Densho Digital Archive
Manzanar National Historic Site Collection
Title: John Nakada Interview
Narrator: John Nakada
Interviewer: Richard Potashin
Location: Portland, Oregon
Date: July 23, 2010
Densho ID: denshovh-njohn-01-0006

<Begin Segment 6>

RP: Tell us what you remember... what was it like growing up on a farm?

JN: Well, even at ten, eleven years old you still had to work on the farm. You had to pull weeds, you had to irrigate and so working on the farm, I really hated the farm because I hated weekends, Saturdays or Sundays, you had to work or else you go to church. And you know, all your vacations you had to work and all the holidays you had to work and every summer we had to work. So that's my recollection of working on the farm.

RP: What did you do on the farm as far as chores go?

JN: Huh?

RP: What type of chores did you have on the farm?

JN: What kind of what?

RP: Chores.

JN: Stores?

RP: Chores, what did you do on the farm?

JN: Oh, well, we farm work you know, you irrigated, you pull weeds, you harvested all the fruits and vegetables and basically that's the farm work and you go tractor and you'd in the early days you had to drive the horse and that's the work we did on the farm. Hard work and it's not eight hours a day, it's like sun... early in the morning 'til dark at night. [Laughs] Hated the summers because the work was even longer.

RP: Did your father own, originally I imagine he leased land and then later on did he --

JN: When he moved to Azusa in 1931, that's when I was born, he bought ten acres, a ten acre orange grove in Azusa.

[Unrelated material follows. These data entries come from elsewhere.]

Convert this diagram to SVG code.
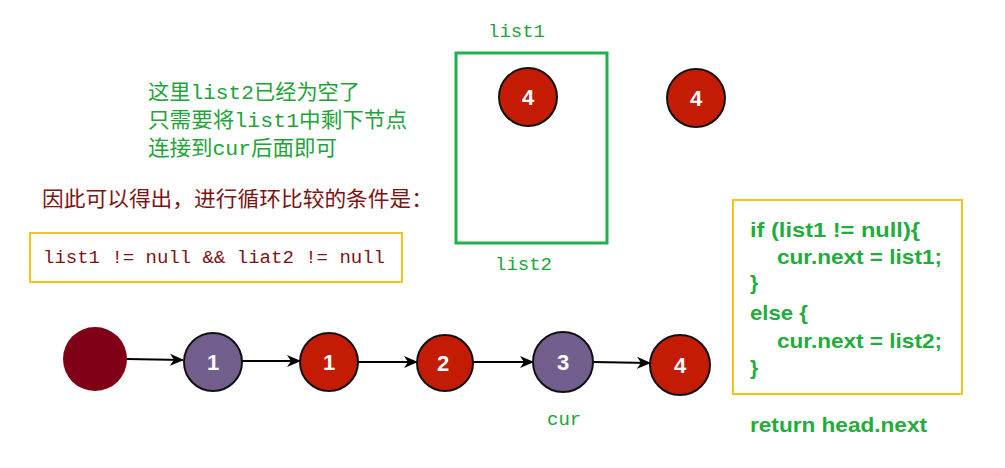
<svg xmlns="http://www.w3.org/2000/svg" width="1005" height="468" viewBox="0 0 1005 468">
<style>
.gt{font-family:"Liberation Mono","Noto Sans CJK SC",monospace;font-size:21px;fill:#21a33a}
.rt{font-family:"Liberation Mono","Noto Sans CJK SC",monospace;font-size:21px;fill:#7c1414}
.mono{font-family:"Liberation Mono","DejaVu Sans Mono",monospace;font-size:19px}
.code{font-family:"Liberation Sans","Noto Sans CJK SC",sans-serif;font-size:21px;font-weight:bold;fill:#22ac3c}
.red{fill:#c41c04;stroke:#111;stroke-width:2}
.pur{fill:#725e8c;stroke:#111;stroke-width:2}
.num{font-family:"Liberation Sans",sans-serif;font-size:22px;font-weight:bold;fill:#fff;text-anchor:middle}
.ybox{fill:none;stroke:#f5c21b;stroke-width:2}
.conn{stroke:#000;stroke-width:2;fill:none;marker-end:url(#ah)}
</style>
<defs>
<marker id="ah" markerUnits="userSpaceOnUse" markerWidth="14" markerHeight="12" refX="13" refY="6" orient="auto">
<path d="M0,0 L14,6 L0,12 L4,6 z" fill="#000"/>
</marker>
</defs>
<rect width="1005" height="468" fill="#fff"/>

<g id="note-green">
<text class="gt" x="148" y="99" textLength="212" lengthAdjust="spacingAndGlyphs">这里list2已经为空了</text>
<text class="gt" x="148" y="127" textLength="259" lengthAdjust="spacingAndGlyphs">只需要将list1中剩下节点</text>
<text class="gt" x="148" y="155" textLength="189" lengthAdjust="spacingAndGlyphs">连接到cur后面即可</text>
</g>

<g id="note-red">
<text class="rt" x="42" y="206" textLength="391" lengthAdjust="spacingAndGlyphs">因此可以得出，进行循环比较的条件是：</text>
</g>

<g id="condition-box">
<rect class="ybox" x="30" y="233" width="372" height="49"/>
<text class="mono" x="43" y="263" fill="#7c1414" textLength="342" lengthAdjust="spacingAndGlyphs">list1 != null &amp;&amp; liat2 != null</text>
</g>

<g id="list-box">
<rect x="456" y="53" width="151" height="190" fill="none" stroke="#1fb14a" stroke-width="3"/>
<text class="mono" x="488" y="37" fill="#21a33a">list1</text>
<text class="mono" x="495" y="270" fill="#21a33a">list2</text>
</g>

<g id="node-list1-4">
<circle class="red" cx="528" cy="97" r="29"/>
<text class="num" x="528" y="105">4</text>
</g>
<g id="node-extra-4">
<circle class="red" cx="696" cy="98" r="29"/>
<text class="num" x="696" y="106">4</text>
</g>

<g id="connectors">
<line class="conn" x1="127" y1="359" x2="183" y2="360"/>
<line class="conn" x1="242" y1="361" x2="300" y2="361"/>
<line class="conn" x1="358" y1="362" x2="417" y2="362"/>
<line class="conn" x1="473" y1="362" x2="533" y2="362"/>
<line class="conn" x1="593" y1="362" x2="650" y2="363"/>
</g>

<g id="node-head">
<circle cx="95" cy="359" r="32" fill="#800017"/>
</g>
<g id="node-p1">
<circle class="pur" cx="213" cy="362" r="29"/>
<text class="num" x="213" y="370">1</text>
</g>
<g id="node-r1">
<circle class="red" cx="329" cy="362" r="29"/>
<text class="num" x="329" y="370">1</text>
</g>
<g id="node-r2">
<circle class="red" cx="445" cy="363" r="28"/>
<text class="num" x="443" y="371">2</text>
</g>
<g id="node-p3">
<circle class="pur" cx="563" cy="362" r="30"/>
<text class="num" x="563" y="370">3</text>
</g>
<g id="node-r4">
<circle class="red" cx="680" cy="365" r="30"/>
<text class="num" x="680" y="373">4</text>
</g>
<g id="cur-label">
<text class="mono" x="547" y="425" fill="#21a33a">cur</text>
</g>

<g id="code-box">
<rect class="ybox" x="733" y="200" width="229" height="194"/>
<text class="code" x="750" y="237" textLength="170" lengthAdjust="spacingAndGlyphs">if (list1 != null){</text>
<text class="code" x="777" y="264" textLength="165" lengthAdjust="spacingAndGlyphs">cur.next = list1;</text>
<text class="code" x="750" y="290">}</text>
<text class="code" x="750" y="320" textLength="58" lengthAdjust="spacingAndGlyphs">else {</text>
<text class="code" x="777" y="348" textLength="165" lengthAdjust="spacingAndGlyphs">cur.next = list2;</text>
<text class="code" x="750" y="375">}</text>
</g>
<g id="return-label">
<text class="code" x="750" y="432" textLength="177" lengthAdjust="spacingAndGlyphs">return head.next</text>
</g>
</svg>
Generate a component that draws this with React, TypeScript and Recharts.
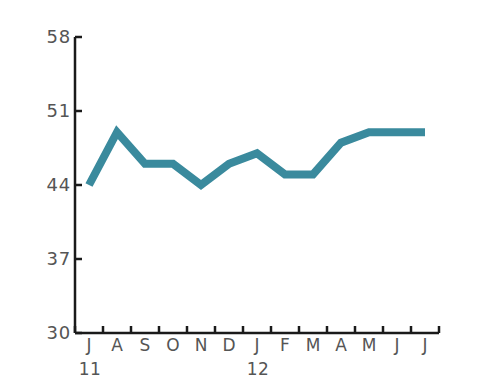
import { LineChart, Line, XAxis, YAxis } from 'recharts';

const months = ['J', 'A', 'S', 'O', 'N', 'D', 'J', 'F', 'M', 'A', 'M', 'J', 'J'];
const years = ['11', '', '', '', '', '', '12', '', '', '', '', '', ''];
const values = [44, 49, 46, 46, 44, 46, 47, 45, 45, 48, 49, 49, 49];
const yTicks = [30, 37, 44, 51, 58];

const data = months.map((m, i) => ({ key: i, month: m, year: years[i], value: values[i] }));

const W = 480;
const H = 392;
const MARGIN = { top: 37, right: 41, bottom: 0, left: 30 };
const Y_AXIS_W = 45;
const X_AXIS_H = 59;
const BAND = (W - MARGIN.left - Y_AXIS_W - MARGIN.right) / months.length;

const AXIS = '#1a1a1a';
const TEXT = '#555';
const FONT = '"DejaVu Sans", sans-serif';
const LINE = '#3a8a9d';

const XTick = ({ x, y, index }: { x: number; y: number; index: number }) => {
  const row = data[index];
  return (
    <g>
      <line x1={x - BAND / 2} x2={x - BAND / 2} y1={y} y2={y - 7} stroke={AXIS} strokeWidth={2.5} />
      {index === months.length - 1 && (
        <line x1={x + BAND / 2} x2={x + BAND / 2} y1={y} y2={y - 7} stroke={AXIS} strokeWidth={2.5} />
      )}
      <text x={x} y={y + 18} textAnchor="middle" fill={TEXT} fontSize={17} fontFamily={FONT}>
        {row.month}
      </text>
      {row.year && (
        <text x={x + 1} y={y + 42} textAnchor="middle" fill={TEXT} fontSize={17} fontFamily={FONT} letterSpacing={0.5}>
          {row.year}
        </text>
      )}
    </g>
  );
};

const YTick = ({ x, y, payload }: { x: number; y: number; payload: { value: number } }) => (
  <g>
    <line x1={x} x2={x + 7} y1={y} y2={y} stroke={AXIS} strokeWidth={2.5} />
    <text x={x - 4} y={y + 6} textAnchor="end" fill={TEXT} fontSize={18} fontFamily={FONT} letterSpacing={0.8}>
      {payload.value}
    </text>
  </g>
);

export default function App() {
  return (
    <div style={{ width: W, height: H }}>
      <style>{'body{margin:0}'}</style>
      <LineChart width={W} height={H} data={data} margin={MARGIN}>
        <XAxis
          dataKey="key"
          scale="band"
          height={X_AXIS_H}
          tickSize={0}
          tickMargin={0}
          interval={0}
          axisLine={{ stroke: AXIS, strokeWidth: 2.5 }}
          tickLine={false}
          tick={XTick}
        />
        <YAxis
          width={Y_AXIS_W}
          domain={[30, 58]}
          ticks={yTicks}
          interval={0}
          tickSize={0}
          tickMargin={0}
          axisLine={{ stroke: AXIS, strokeWidth: 2.5 }}
          tickLine={false}
          tick={YTick}
        />
        <Line
          dataKey="value"
          type="linear"
          stroke={LINE}
          strokeWidth={8}
          strokeLinejoin="miter"
          strokeLinecap="butt"
          dot={false}
          activeDot={false}
          isAnimationActive={false}
        />
      </LineChart>
    </div>
  );
}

And he started raising his fruits and vegetables between the orange trees and then after a while he cut all the orange trees down and had a regular farm. And so that's basically what happened then. And to me he bought a ten acre farm that had a house and the house had only two bedrooms and it wasn't big enough for the family, so he added on four bedrooms to that house. Now he had to have money to do that and he told me he was poor. [Laughs] Can you imagine that? When I go through this and hear all the history from my brother and sisters on what happened and he never bought things on payment, he bought things on cash. Can you imagine buying a ten acre farm with a house for cash? So he had to have a lot of money on the farm in Fruitland to come to Azusa and bought this... so my dad was rich, he had plenty of money. [Laughs] Even after having twelve kids he had plenty of money and he grew potatoes, that was the main thing that made him rich. And then after a while strawberries but his farming, he made a lot of money farming, he had to. [Laughs]

RP: You mentioned some of the activities that you recall were New Year's celebrations.

JN: What's that?

RP: New Year's celebrations, celebrating New Year's?

JN: Yeah.

RP: And then also the other memory that you had was the Okinawa picnics.

JN: Oh, every summer I remember we used to go to a picnic in Los Angeles where they had, they had an Okinawan club. So every summer they would have a picnic there and then they would have a separate picnic where the... well, let's see, they had a separate picnic for the small community of Kin where my father grew up. And so they had a separate picnic for that so every summer we went to two picnics. [Laughs]

RP: What do you remember most about attending those picnics?

JN: Well, what I remember is I knew some of the people because I had relatives and everything but especially the Kin one. I still remember that they were kind of a small village so they were just kind of really proud of that area and so it was kind of unusual to be that kind of group of people like going back to a home town, and so that's kind of the way it was and it was just kind of amazing. And I had a lot of relatives that I knew there at that Kin picnic, you know, so it was interesting, that's what I remember. And then the Okinawan picnic, that was huge 'cause they're a large, large people from Okinawa in the Los Angeles area and it was twice, three, four or five times bigger than the Kin picnic. So it was a large community there, that's what I kind of remember about the picnic.